Le message colérique du Directeur général du groupe HADAFO MÉDIAS au CNT
Mesdames et Messieurs les honorables Conseillers,
Je suis sincèrement peiné,
En ma qualité de Directeur général du groupe HADAFO MÉDIAS, je viens de mettre au chômage économique plus de 70% du personnel à Conakry et à l’intérieur du pays.
Donc comprenez que très respectueusement, c’est avec un profond regret que je me vois contraint d’arrêter ma participation à cette rencontre. En effet, depuis plusieurs mois, le Groupe Hadafo Médias que je représente, tout comme d’autres de la presse en général, subit une violation flagrante des libertés consacrées par la Charte de la Transition que vous êtes censés défendre. Nos ondes sont systématiquement brouillées par les autorités, nos chaînes occultées des bouquets de diffusion, nous privant ainsi de nos annonceurs et nous obligeant à mettre plus de 70% de notre personnel au chômage pour motif économique.
Il est pour le moins paradoxal qu’après tant de mois d’indifférence, les honorables Conseillers se souviennent soudainement de l’existence d’un secteur aussi crucial que celui des médias, jugeant désormais opportun d’ouvrir le dialogue autour d’une problématique sociétale, certes préoccupante, mais bien dérisoire face à la menace imminente de disparition pur et simple des entreprises médiatiques avec elles des milliers d’emploies de guinéens.
C’est pourquoi, aussi préoccupante et regrettable que puisse être la question du partage de vidéos à caractère sexuel sur les réseaux sociaux, objet de la rencontre de ce jour, je ne puis accepter de continuer à y prendre part car la menace existentielle pesant sur les médias n’est pas encore levée. La fermeture de nos entreprises, qui plongent des familles entières dans la précarité en ces temps déjà difficiles, représentent une atteinte bien plus grave encore aux valeurs démocratiques et à la quiétude sociale.

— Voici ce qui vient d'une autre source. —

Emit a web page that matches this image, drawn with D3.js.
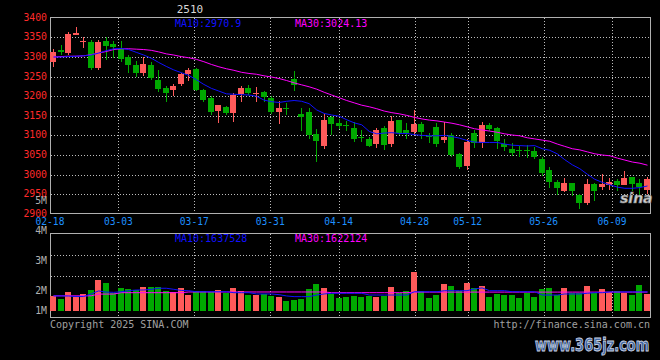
<!DOCTYPE html>
<html><head><meta charset="utf-8">
<script src="https://cdn.jsdelivr.net/npm/d3@7"></script>
<style>html,body{margin:0;padding:0;background:#000;} svg{display:block;}</style>
</head><body>
<svg id="c" width="660" height="360"></svg>
<script>
// ---------- data ----------
const title = "2510";
const dates = ["02-18","02-19","02-20","02-21","02-24","02-25","02-26","02-27","02-28",
 "03-03","03-04","03-05","03-06","03-07","03-10","03-11","03-12","03-13","03-14",
 "03-17","03-18","03-19","03-20","03-21","03-24","03-25","03-26","03-27","03-28","03-31",
 "04-01","04-02","04-03","04-07","04-08","04-09","04-10","04-11","04-14","04-15","04-16",
 "04-17","04-18","04-21","04-22","04-23","04-24","04-25","04-28","04-29","04-30",
 "05-06","05-07","05-08","05-09","05-12","05-13","05-14","05-15","05-16","05-19","05-20",
 "05-21","05-22","05-23","05-26","05-27","05-28","05-29","05-30",
 "06-03","06-04","06-05","06-06","06-09","06-10","06-11","06-12","06-13","06-16"];
const open  = [3288,3318,3310,3356,3339,3338,3272,3341,3334,3320,3300,3279,3260,3280,3241,3220,3216,3231,3257,3269,
               3216,3196,3161,3173,3156,3206,3221,3205,3210,3196,3160,3169,3244,3155,3159,3104,3074,3148,3132,3127,
               3118,3097,3091,3078,3118,3078,3139,3114,3108,3129,3099,3122,3089,3100,3052,3022,3107,3081,3126,3118,
               3078,3065,3064,3064,3060,3040,3012,2981,2959,2978,2948,2927,2975,2969,2974,2984,2974,2993,2978,2961];
const high  = [3320,3330,3364,3377,3352,3343,3344,3352,3340,3340,3306,3290,3300,3288,3267,3227,3231,3258,3273,3271,
               3218,3200,3178,3176,3208,3226,3228,3224,3213,3200,3188,3183,3265,3169,3171,3116,3155,3150,3143,3137,
               3135,3113,3097,3120,3124,3149,3140,3131,3165,3135,3106,3131,3135,3105,3055,3090,3114,3135,3132,3121,
               3092,3080,3074,3075,3071,3046,3020,2985,2991,2979,2950,2989,2978,3001,2991,2990,3009,2994,2988,2995];
const low   = [3275,3305,3305,3355,3322,3268,3266,3292,3298,3288,3260,3250,3252,3241,3210,3186,3200,3226,3240,3212,
               3186,3152,3132,3153,3135,3185,3203,3185,3184,3154,3129,3152,3214,3111,3091,3033,3066,3101,3116,3112,
               3084,3084,3071,3069,3063,3070,3100,3091,3101,3091,3080,3071,3080,3046,3014,3012,3068,3069,3112,3066,
               3060,3048,3044,3042,3040,2996,2965,2949,2955,2946,2911,2923,2933,2961,2961,2957,2973,2958,2945,2950];
const close = [3313,3314,3358,3361,3341,3272,3339,3328,3326,3295,3280,3258,3281,3246,3218,3209,3226,3256,3268,3216,
               3190,3160,3178,3156,3203,3222,3209,3208,3197,3160,3169,3167,3229,3146,3100,3086,3139,3129,3125,3126,
               3091,3095,3074,3114,3075,3137,3107,3105,3129,3108,3096,3077,3097,3050,3019,3084,3080,3127,3117,3085,
               3070,3056,3062,3062,3046,3003,2980,2965,2978,2959,2927,2975,2959,2975,2980,2974,2991,2975,2969,2990];
const ma10  = [3300,3300,3301,3302,3303,3305,3310,3316,3321,3322,3319,3312,3305,3297,3286,3276,3267,3260,3253,3242,
               3230,3220,3213,3206,3205,3204,3203,3200,3190,3186,3184,3187,3189,3187,3181,3165,3156,3152,3149,3140,
               3132,3127,3110,3104,3106,3107,3105,3105,3102,3100,3099,3099,3100,3097,3093,3087,3083,3082,3082,3082,
               3078,3075,3074,3073,3074,3066,3062,3053,3038,3025,3015,3001,2988,2980,2974,2968,2965,2965,2967,2971];
const ma30  = [3300,3301,3302,3302,3303,3306,3310,3314,3319,3321,3321,3320,3319,3317,3313,3308,3305,3301,3298,3294,
               3288,3281,3275,3270,3266,3261,3258,3256,3252,3249,3245,3240,3234,3229,3224,3218,3210,3203,3196,3189,
               3183,3177,3173,3168,3162,3158,3155,3151,3146,3142,3139,3137,3134,3131,3127,3122,3117,3114,3111,3108,
               3104,3101,3099,3094,3091,3088,3085,3078,3072,3066,3063,3058,3053,3050,3048,3042,3037,3032,3029,3024];
// volume, millions
const volume = [1.29,1.03,1.63,1.23,1.46,1.80,2.66,2.40,1.57,1.97,1.89,1.77,2.06,2.06,2.06,1.74,1.65,1.97,1.37,1.71,
                1.71,1.60,1.80,1.52,1.97,1.71,1.35,1.37,1.46,1.31,1.23,0.86,0.97,1.05,1.89,2.31,1.97,1.45,1.14,1.23,
                1.31,1.23,1.31,1.23,1.31,2.08,1.57,1.74,3.37,1.71,1.14,1.37,2.34,2.17,1.74,2.43,1.95,2.14,1.17,1.46,
                1.37,1.37,1.14,1.52,1.23,1.89,2.00,1.37,2.00,1.57,1.57,2.17,1.57,1.89,1.65,1.74,1.57,1.37,2.23,1.46];
const volMa10 = [1.29,1.29,1.29,1.24,1.24,1.46,1.72,1.62,1.60,1.65,1.74,1.80,1.80,1.86,1.95,1.95,1.86,1.76,1.74,1.65,
                 1.65,1.65,1.65,1.65,1.57,1.57,1.57,1.46,1.46,1.46,1.40,1.29,1.23,1.23,1.23,1.37,1.46,1.52,1.52,1.52,
                 1.52,1.52,1.37,1.37,1.37,1.37,1.37,1.37,1.65,1.65,1.65,1.65,1.74,1.74,1.74,1.74,1.89,1.98,1.74,1.74,
                 1.74,1.65,1.65,1.65,1.65,1.37,1.37,1.37,1.46,1.46,1.46,1.52,1.57,1.57,1.63,1.63,1.64,1.64,1.64,1.64];
const volMa30 = [1.30,1.30,1.30,1.30,1.30,1.30,1.45,1.45,1.45,1.57,1.57,1.57,1.57,1.57,1.57,1.57,1.57,1.57,1.63,1.63,
                 1.63,1.63,1.63,1.63,1.63,1.63,1.63,1.63,1.63,1.63,1.63,1.63,1.63,1.63,1.63,1.63,1.63,1.57,1.57,1.57,
                 1.57,1.57,1.57,1.57,1.57,1.57,1.57,1.57,1.62,1.62,1.62,1.62,1.62,1.62,1.62,1.62,1.62,1.62,1.62,1.62,
                 1.62,1.62,1.62,1.62,1.62,1.62,1.62,1.62,1.62,1.62,1.62,1.62,1.62,1.62,1.62,1.62,1.62,1.62,1.62,1.62];
const priceTicks = [3400,3350,3300,3250,3200,3150,3100,3050,3000,2950,2900];
const dateTicks = ["02-18","03-03","03-17","03-31","04-14","04-28","05-12","05-26","06-09"];
const volTicks = [5,4,3,2,1];
const priceLegend = ["MA10:2970.9","MA30:3024.13"];
const volLegend = ["MA10:1637528","MA30:1622124"];

// ---------- drawing ----------
const UP="#ff5a5a", DOWN="#00a800", GRID="#bdbdbd", BORDER="#b0b0b0";
const FONT="DejaVu Sans Mono";
const svg = d3.select("#c");
svg.append("rect").attr("width",660).attr("height",360).attr("fill","#000");

const x = d3.scaleBand().domain(dates).range([50,650]).paddingInner(0.2);
const xLab = d3.scalePoint().domain(dates).range([50,650]);
const y = d3.scaleLinear().domain([2900,3400]).range([213.8,17.8]);
const yv = d3.scaleLinear().domain([0,6.6]).range([311,234]);
const yvLab = d3.scaleLinear().domain([2,4]).range([290.5,230.5]);
const px = d => Math.round(x(d));
const data = dates.map((d,i)=>({d,o:open[i],h:high[i],l:low[i],c:close[i],v:volume[i]}));

// grids
const g = svg.append("g").attr("stroke",GRID).attr("stroke-dasharray","1,2").attr("shape-rendering","crispEdges");
priceTicks.slice(1,-1).forEach(v=>{
  const yy=Math.round(y(v))+0.5;
  g.append("line").attr("x1",51).attr("x2",650).attr("y1",yy).attr("y2",yy);
});
[0.25,0.5].forEach(f=>{
  const yy=Math.round(234+84*f)+0.5;
  g.append("line").attr("x1",51).attr("x2",650).attr("y1",yy).attr("y2",yy);
});
dateTicks.slice(1).forEach(d=>{
  const xx=Math.round(xLab(d))+0.5;
  g.append("line").attr("x1",xx).attr("x2",xx).attr("y1",18).attr("y2",213);
  g.append("line").attr("x1",xx).attr("x2",xx).attr("y1",234).attr("y2",318);
});

// borders
svg.append("rect").attr("x",50.5).attr("y",17.5).attr("width",600).attr("height",196)
  .attr("fill","none").attr("stroke",BORDER).attr("shape-rendering","crispEdges");
svg.append("rect").attr("x",50.5).attr("y",233.5).attr("width",600).attr("height",84)
  .attr("fill","none").attr("stroke",BORDER).attr("shape-rendering","crispEdges");

// candles + volume bars
const cg = svg.append("g").attr("shape-rendering","crispEdges");
data.forEach(k=>{
  const col = k.c>=k.o ? UP : DOWN;
  const left = px(k.d);
  const yh=Math.round(y(k.h)), yl=Math.round(y(k.l));
  cg.append("rect").attr("x",left+3).attr("y",yh).attr("width",1).attr("height",Math.max(1,yl-yh)).attr("fill",col);
  const t=Math.round(y(Math.max(k.o,k.c))), b=Math.round(y(Math.min(k.o,k.c)));
  cg.append("rect").attr("x",left).attr("y",t).attr("width",6).attr("height",Math.max(1,b-t)).attr("fill",col);
  const vt=Math.round(yv(k.v));
  cg.append("rect").attr("x",left).attr("y",vt).attr("width",6).attr("height",yv(0)-vt).attr("fill",col);
});

// MA lines
const cx = d => x(d)+3.5;
const line = (arr,sc)=>d3.line().x((v,i)=>cx(dates[i])).y(v=>sc(v))(arr);
svg.append("path").attr("d",line(ma30,y)).attr("fill","none").attr("stroke","#ff00ff").attr("stroke-width",1);
svg.append("path").attr("d",line(ma10,y)).attr("fill","none").attr("stroke","#1010ff").attr("stroke-width",1);
svg.append("path").attr("d",line(volMa30,yv)).attr("fill","none").attr("stroke","#ff00ff").attr("stroke-width",1);
svg.append("path").attr("d",line(volMa10,yv)).attr("fill","none").attr("stroke","#1010ff").attr("stroke-width",1);

// texts
const txt = (s,xx,yy,fill,anchor="start",base="auto",size=10)=>svg.append("text").text(s).attr("x",xx).attr("y",yy)
  .attr("fill",fill).attr("text-anchor",anchor).attr("dominant-baseline",base)
  .attr("font-family",FONT).attr("font-size",size);

txt(title,190,10,"#d8d8d8","middle","middle",11);
priceTicks.forEach(v=>txt(String(v),47,y(v),"#ff2a2a","end","middle",9.8));
dateTicks.forEach(d=>txt(d,xLab(d),225,"#1e90ff","middle","auto",9.6));
volTicks.forEach(v=>txt(v+"M",47,Math.min(yvLab(v),310.5),"#b0b0b0","end","middle",9.8));
txt(priceLegend[0],175,27,"#1010ff");
txt(priceLegend[1],295,27,"#ff00ff");
txt(volLegend[0],175,242,"#1010ff");
txt(volLegend[1],295,242,"#ff00ff");
txt("Copyright 2025 SINA.COM",50,328,"#a0a0a0");
txt("http://finance.sina.com.cn",650,328,"#a0a0a0","end");

// watermarks
svg.append("text").text("sina").attr("x",620).attr("y",203).attr("font-family","DejaVu Sans")
  .attr("font-weight","bold").attr("font-style","italic").attr("font-size",14)
  .attr("fill","#d0d0d0").attr("stroke","#808080").attr("stroke-width",0.6);
svg.append("text").text("www.365jz.com").attr("transform","translate(535,351) scale(1,1.3)")
  .attr("font-family","DejaVu Sans").attr("font-weight","bold").attr("font-size",13)
  .attr("fill","#3e64a0").attr("stroke","#c8d0e0").attr("stroke-width",0.7);
</script>
</body></html>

Très respectueusement, que les honorables Conseillers ne s’y trompent pas, je ne remets nullement en cause la gravité du sujet proposé pour cette rencontre. Cependant, l’amertume et la consternation qui m’accablent actuellement ne me permettent pas d’aborder ces discussions avec la sérénité et l’ouverture d’esprit requises, après avoir apposé ma signature sur l’acte condamnant plusieurs de mes loyaux collaborateurs et leurs familles à l’incertitude des lendemains, exposés à l’indignité de ne plus pouvoir honorer le loyer, subvenir aux dépenses élémentaires, ni même se procurer la subsistance indispensable pour nourrir leurs enfants. Lorsque votre invitation portera sur ce sujet précis concernant les médias et cette tumultueuse période qu’ils traversent, il me sera bien entendu loisible de répondre favorablement à cette invite. Mais pour l’heure.
Par respect pour ces collaborateurs injustement sacrifiés et par attachement au principe même de la liberté d’expression, je me vois dans l’obligation de boycotter cette réunion, à laquelle le Groupe Hadafo Médias ne sera pas représenté.
Je vous prie d’agréer, Mesdames et Messieurs les Conseillers, l’expression de ma très haute considération.